Guy Benson

The latest numbers from Rasmussen reflect the general consensus that Mitt Romney and Michele Bachmann turned in strong showings at Monday's CNN debate:
 

A new Rasmussen Reports national telephone survey of Likely GOP Primary Voters, taken following the candidates’ Monday night debate, shows Romney earning 33% support, with Minnesota Congresswoman Michele Bachmann a surprise second at 19%. Georgia businessman Herman Cain is in third place with 10% of the vote.

Former House Speaker Newt Gingrich picks up nine percent (9%) support, followed by Texas Congressman Ron Paul with seven percent (7%), ex-Minnesota Governor Tim Pawlenty at six percent (6%) and former Pennsylvania Senator Rick Santorum also earning six percent (6%). Former Utah Governor Jon Huntsman, who did not participate in the debate but is expected to announce his candidacy on Tuesday, gets two percent (2%) of the vote.


Ed Morrissey spots a few "counter-intuitive" nuggets buried within the crosstabs:


Rasmussen’s survey has a couple of counter-intuitive results as well.  Despite Bachmann’s standing as a Tea Party favorite and the perception of Tea Party opposition to Romney, the two are tied among those who identify as Tea Party members, at 26% each.  But the more interesting result comes in the crosstabs, where Bachmann actually leads the field among independent voters, 23/21 over Romney, with 17% backing Herman Cain, despite being seen by far as the most conservative candidate in the field.


So Romney, then Bachmann, eh?  That combination has Wall Street Journal columnist James Taranto ruminating over a mix-and-match 2012 ticket:
 

Whereas the argument for Pawlenty is that he is most things to all people--that few voters have any reason to be against him--Bachmann stirs genuine enthusiasm among two of the Republican factions most wary of Romney: the Tea Party and the religious right.
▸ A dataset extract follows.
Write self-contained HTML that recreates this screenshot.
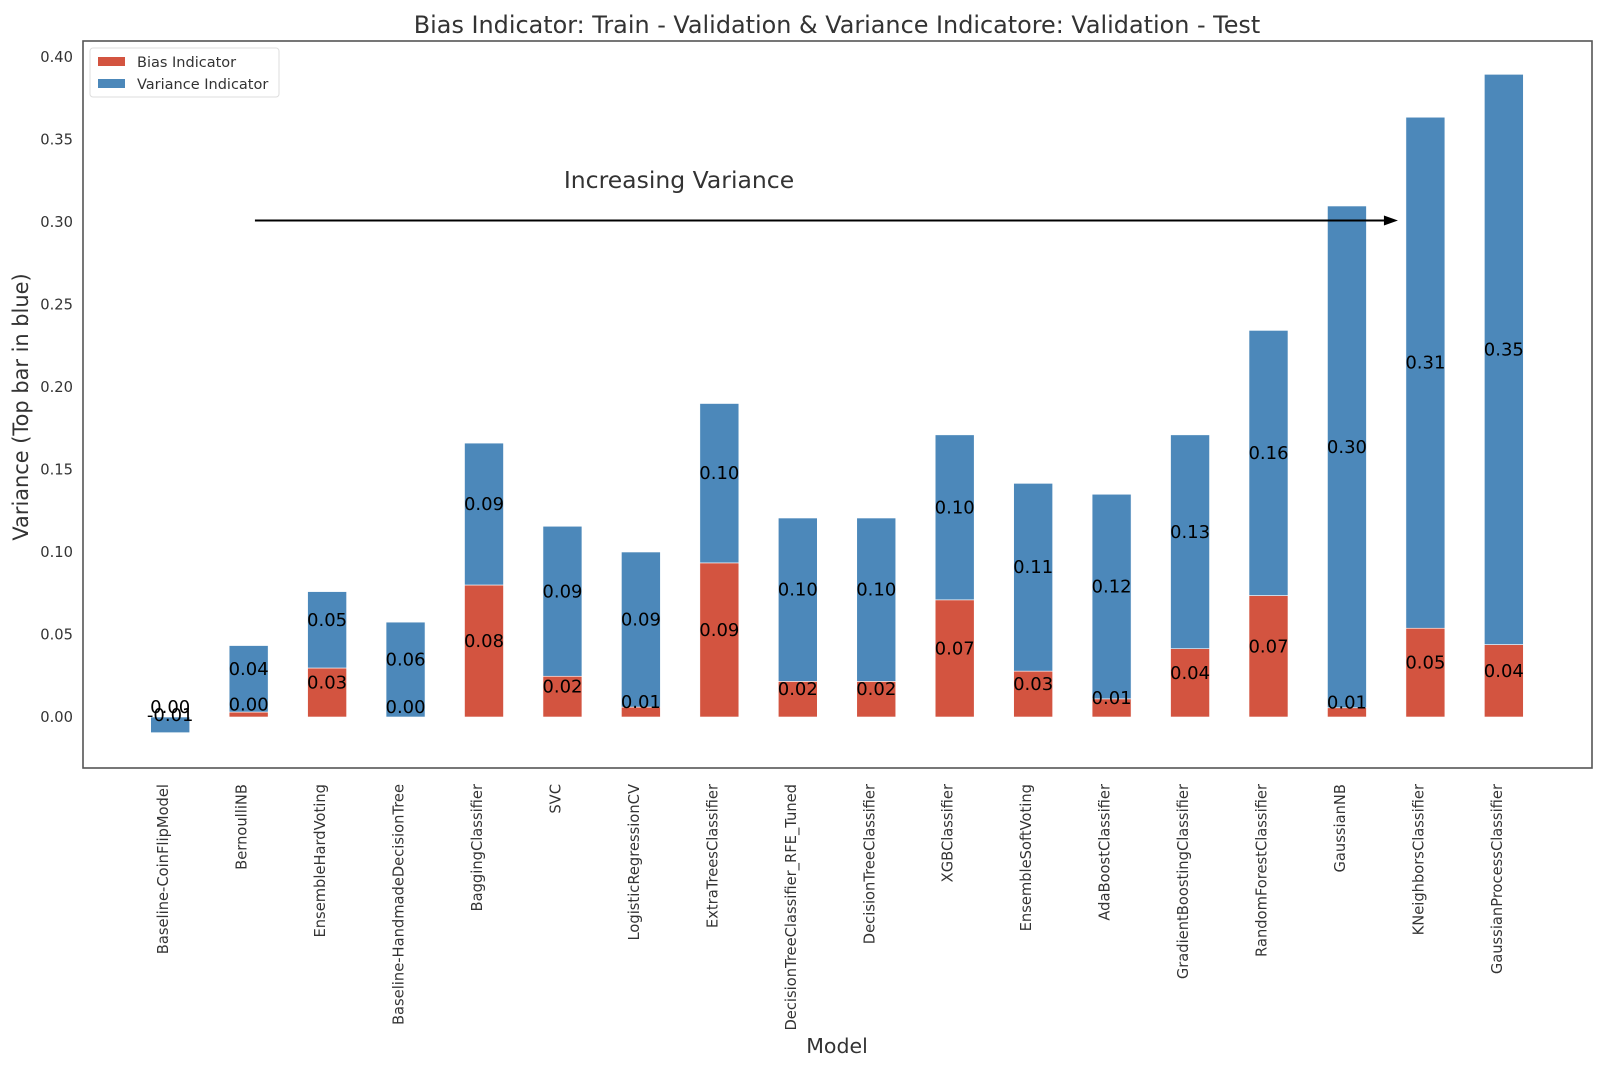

A Romney-Bachmann ticket would be balanced in terms of ideology (he's moderate, she's conservative), governing style (he's technocratic, she's idealistic), religion (he's Mormon, she's evangelical) and, of course, sex.

This column has no brief for Romney, but strictly as political analysis, we'd say a Romney-Bachmann ticket looks more formidable than the McCain-Palin ticket that lost in 2008. Romney, unlike McCain, has executive and private-sector experience. He's in his mid-60s, old enough that his maturity makes for an attractive contrast with Barack Obama, but not so old that anyone will wonder if he's up to the job.


Taranto also offers this tangential, but irresistible, historical factoid:
 

An interesting aside: A Romney-Bachmann ticket, or a Romney-Pawlenty one for that matter, would combine candidates from the only state Richard Nixon lost in 1972 and the only state Reagan lost in 1984.


The Rasmussen numbers also underscore a frustrating reality for the Pawlenty campaign: T-Paw continues to languish in the mid-single digits -- which makes his decision to take a pass on hammering "Obamneycare" even more puzzling.  On the other hand, Rich Lowry is right: There's lots of time left.  Democrat-aligned pollster PPP also has a new poll out showing Romney ahead -- though the rest of the pack is jumbled.  Its most intriguing finding could be this analysis of Sarah Palin's standing with the party faithful:
 

Palin continues to have the highest favorability of the potential Republican candidates at 62%, putting her well ahead of Romney's 55%, Pawlenty's 44%, Cain's 40%, and Gingrich's 36%. But there just continues to be a disconnect between GOP voters liking Palin and thinking she would be a good President or Presidential candidate. Her popularity with the base is undeniable...but so is the fact that she would have an exceptionally difficult path to the nomination even if she did decide to make the race.


Are surveys on a primary election season that doesn't start for nine months wildly premature and generally useless?  Yes -- although polling data helps drive campaigns and the money game.  But polls are the crack-cocaine of politics.  I'll admit: I'm an addict, and I'd bet most of you are, too.  Having said that, who's up for some idle speculation?  Question: If you could assemble a dream ticket based only on the names in the Rasmussen and PPP polls, what pairing would you favor?